DEL MAR — Efforts to stop gun shows at the Del Mar Fairgrounds seem to have, for lack of a better word, backfired, as the first of five such events scheduled at the facility this year drew record crowds March 9 and March 10. Between 15,000 and 16,000 people attended the two-day event, the most ever at the fairgrounds, said Robert Templeton, owner of Crossroads of the West, which has been producing shows at the venue for 22 years.On day one, about a dozen cars were lined up outside the fairgrounds at 4:15 a.m., and more than 5,000 people were in line before the doors opened at 9 a.m.The $12 ticket to enter the event could be prepurchased, eliminating one line for attendees. Those who didn’t plan ahead had to wait in one long queue to buy tickets and another to get in.
“It’s not worth the wait,” Art Tobiason III said to people as he and his father were on their way out.
The Tobiasons, who live in Ramona, said they have come to the show nearly every year for the past two decades. They waited about two hours to get in and spent around 90 minutes checking out the event.
“It seems like it’s a lot smaller,” they said. “There’s more people and less product.”
While it’s true the crowds were larger, the venue was actually expanded. Anticipating a good turnout based on other recent shows, the event was, for the first time, held in both O’Brien and Bing Crosby halls.
Two tents were also set up in the parking area between the two buildings, accommodating about 8,000 people at a time.
Wait times didn’t seem to deter anyone. At 2:30 p.m. on Saturday, the lines still hadn’t let up, with less than three hours remaining before the show closed for the day.
Most people were there to buy ammunition, which has been in short supply since the federal government began talking about adopting stricter gun laws.
That conversation was sparked by a Dec. 14 shooting at Sandy Hook Elementary School in Newtown, Conn., in which Adam Lanza gunned down 20 students, six staff members, his mother and himself.
Shortly after the tragedy, Del Mar resident Rosanne Holliday put a handmade sign in front of her house that read, “Stop Del Mar Gun Show and Sale.” A resulting petition garnered about 1,300 signatures seeking to do just that.
On Jan. 14, Del Mar City Council unanimously adopted a resolution urging the 22nd District Agricultural Association, which governs the fairgrounds, to not renew its contract with Crossroads of the West and eliminate the city name in any advertising associated with the events.
Speakers on both sides of the issue have addressed the 22nd DAA board during its meetings over the past few months. Board President Adam Day said he would add the topic to a future meeting agenda at the request of one of his colleagues, but no one has asked.
Not everyone at the gun show was there to make a purchase. Poway resident Sean Schuster said he brought his two young sons for the “historical significance.”
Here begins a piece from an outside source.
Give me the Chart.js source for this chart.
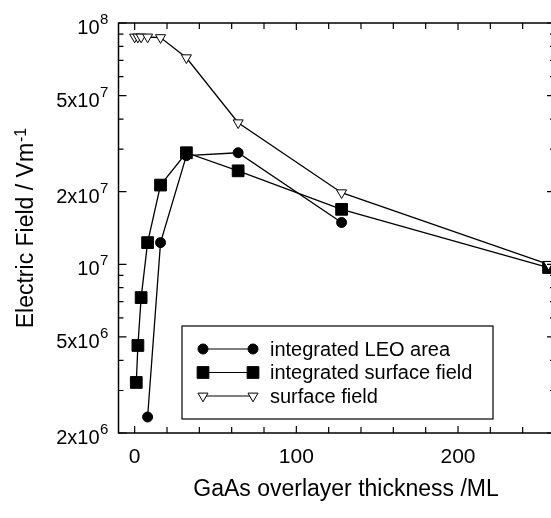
<!DOCTYPE html>
<html>
<head>
<meta charset="utf-8">
<script src="https://cdn.jsdelivr.net/npm/chart.js@4.4.1/dist/chart.umd.min.js"></script>
<style>
  html, body { margin: 0; padding: 0; background: #fff; overflow: hidden; }
  #wrap { width: 570px; height: 518px; }
</style>
</head>
<body>
<div id="wrap"><canvas id="c" width="570" height="518"></canvas></div>
<script>
// ---- data ----
const thicknessLEO = [8, 16, 32, 64, 128];
const fieldLEO = [2.33e6, 1.23e7, 2.82e7, 2.9e7, 1.49e7];

const thicknessIntSurf = [1, 2, 4, 8, 16, 32, 64, 128, 256];
const fieldIntSurf = [3.24e6, 4.61e6, 7.28e6, 1.23e7, 2.13e7, 2.9e7, 2.44e7, 1.69e7, 9.7e6];

const thicknessSurf = [0, 2, 4, 8, 16, 32, 64, 128, 256];
const fieldSurf = [8.75e7, 8.75e7, 8.75e7, 8.75e7, 8.7e7, 7.18e7, 3.86e7, 1.98e7, 1.0e7];

const seriesNames = ['integrated LEO area', 'integrated surface field', 'surface field'];

// axis ticks
const xLabelTicks = [0, 100, 200];
const xMinorTicks = [20, 40, 60, 80, 120, 140, 160, 180, 220, 240];
const yLabelTicks = [2e6, 5e6, 1e7, 2e7, 5e7, 1e8];
const yLabelBase = ['2x10', '5x10', '10', '2x10', '5x10', '10'];
const yLabelExp = ['6', '6', '7', '7', '7', '8'];
const yMinorTicks = [3e6, 4e6, 6e6, 7e6, 8e6, 9e6, 3e7, 4e7, 6e7, 7e7, 8e7, 9e7];

const xTitle = 'GaAs overlayer thickness /ML';
const yTitleMain = 'Electric Field / Vm';
const yTitleSup = '-1';

function pts(xs, ys) { return xs.map((x, i) => ({ x: x, y: ys[i] })); }

const FONT = '"Liberation Sans", Arial, Helvetica, sans-serif';

const markerStyles = [
  { pointStyle: 'circle', radius: 5, fill: '#000', rotation: 0 },
  { pointStyle: 'rect', radius: 8.3, fill: '#000', rotation: 0 },
  { pointStyle: 'triangle', radius: 5.8, fill: '#fff', rotation: 180 }
];

function drawMarker(ctx, style, x, y) {
  ctx.save();
  ctx.beginPath();
  const r = style.radius;
  if (style.pointStyle === 'circle') {
    ctx.arc(x, y, r, 0, Math.PI * 2);
  } else if (style.pointStyle === 'rect') {
    const s = Math.SQRT1_2 * r;
    ctx.rect(x - s, y - s, 2 * s, 2 * s);
  } else {
    let rad = Math.PI; // rotated 180
    ctx.moveTo(x + Math.sin(rad) * r, y - Math.cos(rad) * r);
    rad += 2 * Math.PI / 3;
    ctx.lineTo(x + Math.sin(rad) * r, y - Math.cos(rad) * r);
    rad += 2 * Math.PI / 3;
    ctx.lineTo(x + Math.sin(rad) * r, y - Math.cos(rad) * r);
    ctx.closePath();
  }
  ctx.fillStyle = style.fill;
  ctx.fill();
  ctx.strokeStyle = '#000';
  ctx.lineWidth = 1;
  ctx.stroke();
  ctx.restore();
}

const framePlugin = {
  id: 'frame',
  afterDraw(chart) {
    const ctx = chart.ctx;
    const a = chart.chartArea;
    const xs = chart.scales.x, ys = chart.scales.y;
    ctx.save();
    ctx.strokeStyle = '#000';
    ctx.lineWidth = 1.5;
    ctx.strokeRect(a.left, a.top, a.right - a.left, a.bottom - a.top);

    ctx.lineWidth = 1.2;
    ctx.beginPath();
    // x ticks (inward, bottom and top)
    const xt = xLabelTicks.map(v => [v, 7]).concat(xMinorTicks.map(v => [v, 6]));
    xt.forEach(([v, len]) => {
      const px = xs.getPixelForValue(v);
      ctx.moveTo(px, a.bottom); ctx.lineTo(px, a.bottom - len);
      ctx.moveTo(px, a.top); ctx.lineTo(px, a.top + len);
    });
    // y ticks (inward, left and right)
    const yt = yLabelTicks.map(v => [v, 8]).concat(yMinorTicks.map(v => [v, 5]));
    yt.forEach(([v, len]) => {
      const py = ys.getPixelForValue(v);
      ctx.moveTo(a.left, py); ctx.lineTo(a.left + len, py);
      ctx.moveTo(a.right, py); ctx.lineTo(a.right - len, py);
    });
    ctx.stroke();

    ctx.fillStyle = '#000';
    // x tick labels
    ctx.font = '21px ' + FONT;
    ctx.textAlign = 'center';
    ctx.textBaseline = 'alphabetic';
    xLabelTicks.forEach(v => {
      ctx.fillText(String(v), xs.getPixelForValue(v), 463);
    });
    // y tick labels with superscript
    yLabelTicks.forEach((v, i) => {
      const py = ys.getPixelForValue(v);
      ctx.font = '20px ' + FONT;
      ctx.textAlign = 'right';
      ctx.fillText(yLabelBase[i], 99.5, py + 11);
      ctx.font = '15px ' + FONT;
      ctx.textAlign = 'left';
      ctx.fillText(yLabelExp[i], 100, py + 1);
    });

    // x title
    ctx.font = '23px ' + FONT;
    ctx.textAlign = 'center';
    ctx.fillText(xTitle, 346, 496);

    // y title (rotated)
    ctx.save();
    ctx.translate(33, 228);
    ctx.rotate(-Math.PI / 2);
    ctx.font = '23px ' + FONT;
    const wMain = ctx.measureText(yTitleMain).width;
    ctx.font = '16px ' + FONT;
    const wSup = ctx.measureText(yTitleSup).width;
    const total = wMain + wSup + 1;
    ctx.textAlign = 'left';
    ctx.font = '23px ' + FONT;
    ctx.fillText(yTitleMain, -total / 2, 0);
    ctx.font = '16px ' + FONT;
    ctx.fillText(yTitleSup, -total / 2 + wMain + 1, -7);
    ctx.restore();

    // legend
    ctx.lineWidth = 1.2;
    ctx.strokeRect(182, 326, 311, 93);
    const rowsY = [349, 372.5, 396];
    seriesNames.forEach((name, i) => {
      const y = rowsY[i];
      ctx.beginPath();
      ctx.moveTo(203, y); ctx.lineTo(253, y);
      ctx.lineWidth = 1.2;
      ctx.stroke();
      drawMarker(ctx, markerStyles[i], 203, y);
      drawMarker(ctx, markerStyles[i], 253, y);
      ctx.fillStyle = '#000';
      ctx.font = '20px ' + FONT;
      ctx.textAlign = 'left';
      ctx.textBaseline = 'middle';
      ctx.fillText(name, 270, y + 1);
    });
    ctx.restore();
  }
};

function ds(label, xs, ys, st) {
  return {
    label: label,
    data: pts(xs, ys),
    showLine: true,
    borderColor: '#000',
    borderWidth: 1.3,
    pointStyle: st.pointStyle,
    pointRadius: st.radius,
    pointHoverRadius: st.radius,
    pointRotation: st.rotation,
    pointBackgroundColor: st.fill,
    pointBorderColor: '#000',
    pointBorderWidth: 1,
    tension: 0,
    clip: false
  };
}

new Chart(document.getElementById('c'), {
  type: 'scatter',
  data: {
    datasets: [
      ds(seriesNames[2], thicknessSurf, fieldSurf, markerStyles[2]),
      ds(seriesNames[1], thicknessIntSurf, fieldIntSurf, markerStyles[1]),
      ds(seriesNames[0], thicknessLEO, fieldLEO, markerStyles[0])
    ]
  },
  options: {
    responsive: false,
    animation: false,
    devicePixelRatio: 1,
    layout: { padding: { top: 23, right: 15, left: 0, bottom: 0 } },
    plugins: { legend: { display: false }, tooltip: { enabled: false } },
    scales: {
      x: {
        type: 'linear', min: -10, max: 260,
        grid: { display: false }, border: { display: false },
        ticks: { display: false },
        afterFit(s) { s.height = 85; }
      },
      y: {
        type: 'logarithmic', min: 2e6, max: 1e8,
        grid: { display: false }, border: { display: false },
        ticks: { display: false },
        afterFit(s) { s.width = 118.5; }
      }
    }
  },
  plugins: [framePlugin]
});
</script>
</body>
</html>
“We went to a gun show in Orange County and saw muskets, guns from World War I, World War II,” said Schuster, who doesn’t own a gun. “It was interesting to see the progress in technology. Guns are part of our history. They’ve been an important part of our culture.”
Linda Zweig, fairgrounds spokeswoman, said the show also featured items such as plates, jewelry and clothing.
“It’s not just about guns,” she said.
Despite the large crowds and long waits, no problems were reported either day.
“There weren’t any protesters, but we didn’t expect any,” she said. “And I didn’t get any negative calls or emails.”
Besides the annual fair, horse races and horse show, the gun show is one of the largest events held at the fairgrounds, Zweig said.
During the last two Crossroads of the West shows in 2012, attendance was 8,000 and 12,000. The show is scheduled to return to the fairgrounds May 18 and 19.
Templeton said he is working to manage the crowds a little better for future shows, perhaps by splitting up the ammunition stands.
“It’s difficult because the demand exceeds the supply right now,” he said.